Hilary Rees said this on November 11, 2016 at 11:40 pm
Sorry — Volkstrauertag and Remembrance Day are far from the same thing. For one thing, Germany lost both world wars in case you didn’t notice that minor fact, whereas the UK was on the winning side in both.
Servetus said this on November 11, 2016 at 11:43 pm
And for anyone who wants to tell me what Richard Armitage really meant — I’m not an idiot. I know exactly what he meant. I disagree with what he meant. In case that isn’t clear by now.
Servetus said this on November 11, 2016 at 11:45 pm
Ici c’est la commémoration du 11 novembre 1918 et un jour férié en France. Je sais que vous n’aimez pas les commémorations Servetus. Mais
grâce aux fans j’ai eu un cours d’histoire sur la “nuit de cristal” 9 et 10 novembre 1938, qui malheureusement tombe le même jour que l’élection de DT.
Malgré votre volonté, vous ouvrez mes yeux Servetus.
squirrel.0072 said this on November 12, 2016 at 1:09 am
that was an ominous coincidence — although there are several other anniversaries on that date as well that aren’t quite so awful.

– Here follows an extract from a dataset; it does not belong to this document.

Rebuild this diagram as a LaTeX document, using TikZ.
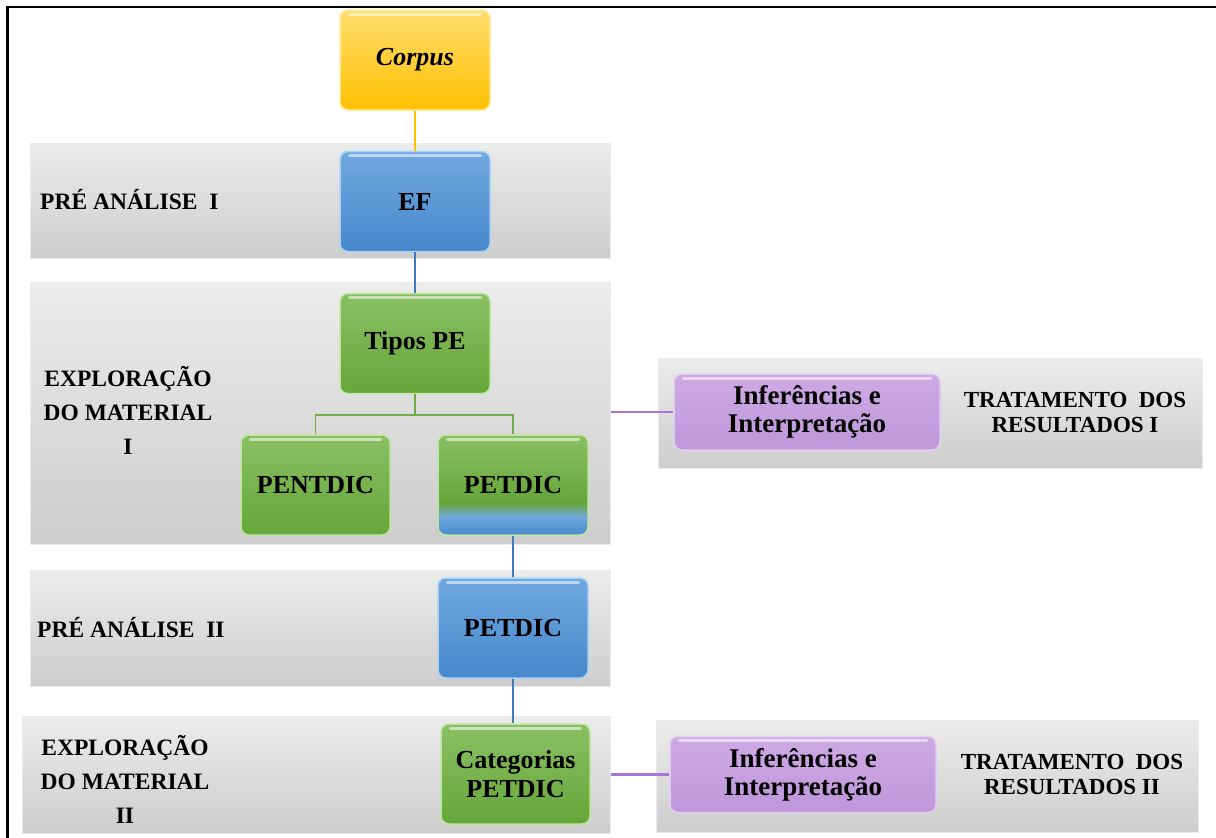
\documentclass[tikz,border=0pt]{standalone}
\usepackage{fontspec}
\setmainfont{Liberation Serif}
\usetikzlibrary{calc}
\definecolor{gtop}{RGB}{138,192,100}
\definecolor{gbot}{RGB}{102,166,56}
\definecolor{gedge}{RGB}{190,230,160}
\definecolor{btop}{RGB}{112,168,224}
\definecolor{bbot}{RGB}{70,136,204}
\definecolor{bedge}{RGB}{170,210,245}
\definecolor{ytop}{RGB}{255,222,110}
\definecolor{ybot}{RGB}{255,192,0}
\definecolor{yedge}{RGB}{255,236,160}
\definecolor{ptop}{RGB}{206,170,228}
\definecolor{pbot}{RGB}{190,150,218}
\definecolor{pedge}{RGB}{228,205,242}
\definecolor{lorange}{RGB}{255,192,0}
\definecolor{lblue}{RGB}{62,122,192}
\definecolor{lgreen}{RGB}{112,173,71}
\definecolor{lpurple}{RGB}{170,115,218}
\definecolor{bandtop}{RGB}{236,236,236}
\definecolor{bandbot}{RGB}{205,205,205}
\pgfdeclareverticalshading{greenblue}{100bp}{color(0bp)=(bbot); color(25bp)=(bbot); color(34bp)=(btop); color(41bp)=(gbot); color(75bp)=(gtop); color(100bp)=(gtop)}
\newcommand{\glossy}[1]{%
  \draw[white, opacity=0.55, line width=3pt, line cap=round] ($(#1.north west)+(10,5)$) -- ($(#1.north east)+(-10,5)$);}
\begin{document}
\begin{tikzpicture}[x=1pt,y=-1pt,
  band/.style={draw=white!92!black, line width=1pt, top color=bandtop, bottom color=bandbot, inner sep=0pt},
  boxbase/.style={rectangle, rounded corners=8pt, line width=1.5pt, minimum width=150pt, minimum height=100pt, inner sep=2pt, align=center, font=\fontsize{26}{29}\selectfont\bfseries},
  gbox/.style={boxbase, draw=gedge, top color=gtop, bottom color=gbot},
  bbox/.style={boxbase, draw=bedge, top color=btop, bottom color=bbot},
  ybox/.style={boxbase, draw=yedge, top color=ytop, bottom color=ybot},
  gbbox/.style={boxbase, draw=gedge, shading=greenblue},
  pbox/.style={rectangle, rounded corners=8pt, line width=1.5pt, draw=pedge, top color=ptop, bottom color=pbot, minimum width=266pt, minimum height=76pt, align=center, font=\fontsize{27}{28}\selectfont\bfseries},
  lab/.style={font=\fontsize{23.5}{34}\selectfont\bfseries, align=center, inner sep=0pt},
  rlab/.style={font=\fontsize{23}{25}\selectfont\bfseries, align=center, inner sep=0pt},
  conn/.style={line width=1.8pt}
]
\useasboundingbox (0,0) rectangle (1216,838);
% frame
\draw[line width=2.4pt] (7.5,838) -- (7.5,7) -- (1216,7);
% bands
\node[band, minimum width=580pt, minimum height=115pt] (b1) at (320,200.5) {};
\node[band, minimum width=580pt, minimum height=262pt] (b2) at (320,413) {};
\node[band, minimum width=580pt, minimum height=116pt] (b3) at (320,628) {};
\node[band, minimum width=588pt, minimum height=117pt] (b4) at (316,774.5) {};
\node[band, minimum width=544pt, minimum height=110pt] (rb1) at (930,413) {};
\node[band, minimum width=542pt, minimum height=112pt] (rb2) at (927,776) {};
% labels
\node[lab, anchor=west] (l1) at (40,200) {PRÉ ANÁLISE\ \ I};
\node[lab] (l2) at (128,410) {EXPLORAÇÃO\\DO MATERIAL\\I};
\node[lab, anchor=west] (l3) at (37,628) {PRÉ ANÁLISE\ \ II};
\node[lab] (l4) at (125,779) {EXPLORAÇÃO\\DO MATERIAL\\II};
\node[rlab] (r1) at (1075,412) {TRATAMENTO\ \ DOS\\RESULTADOS I};
\node[rlab] (r2) at (1072,774) {TRATAMENTO\ \ DOS\\RESULTADOS II};
% boxes
\node[ybox] (corpus) at (415,60) {\itshape Corpus};
\node[bbox] (ef) at (415,201.5) {EF};
\node[gbox] (tipos) at (415,343.5) {Tipos PE};
\node[gbox, minimum width=149pt] (pentdic) at (315.5,485) {PENTDIC};
\node[gbbox] (petdic) at (513,485) {PETDIC};
\node[bbox] (petdic2) at (513,628) {PETDIC};
\node[gbox, minimum width=149pt] (categ) at (515.5,774) {Categorias\\PETDIC};
\node[pbox] (inf1) at (807,412) {Inferências e\\Interpretação};
\node[pbox] (inf2) at (803,774.5) {Inferências e\\Interpretação};
\glossy{corpus}\glossy{ef}\glossy{tipos}\glossy{pentdic}\glossy{petdic}\glossy{petdic2}\glossy{categ}\glossy{inf1}\glossy{inf2}
% connectors
\draw[conn, lorange] (corpus.south) -- (ef.north);
\draw[conn, lblue] (ef.south) -- (tipos.north);
\draw[conn, lgreen] (tipos.south) -- ++(0,21) -| (pentdic.north);
\draw[conn, lgreen] (tipos.south) -- ++(0,21) -| (petdic.north);
\draw[conn, lblue] (petdic.south) -- (petdic2.north);
\draw[conn, lblue] (petdic2.south) -- (categ.north -| petdic2.south);
\draw[lpurple, line width=2.6pt] (b2.east |- inf1.west) -- (inf1.west);
\draw[lpurple, line width=2.6pt] (b4.east |- inf2.west) -- (inf2.west);
\end{tikzpicture}
\end{document}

Servetus said this on November 12, 2016 at 2:08 am
I don’t expect — because I didn’t make the argument here — that anyone will see my point that commemorations of the dead in which their sacrifice is praised for the ends they achieved is inherently glorifying of war. But I’m also emotionally exhausted. I’m going to close comments on this with a request for understanding. Perhaps we can take it up again some other time.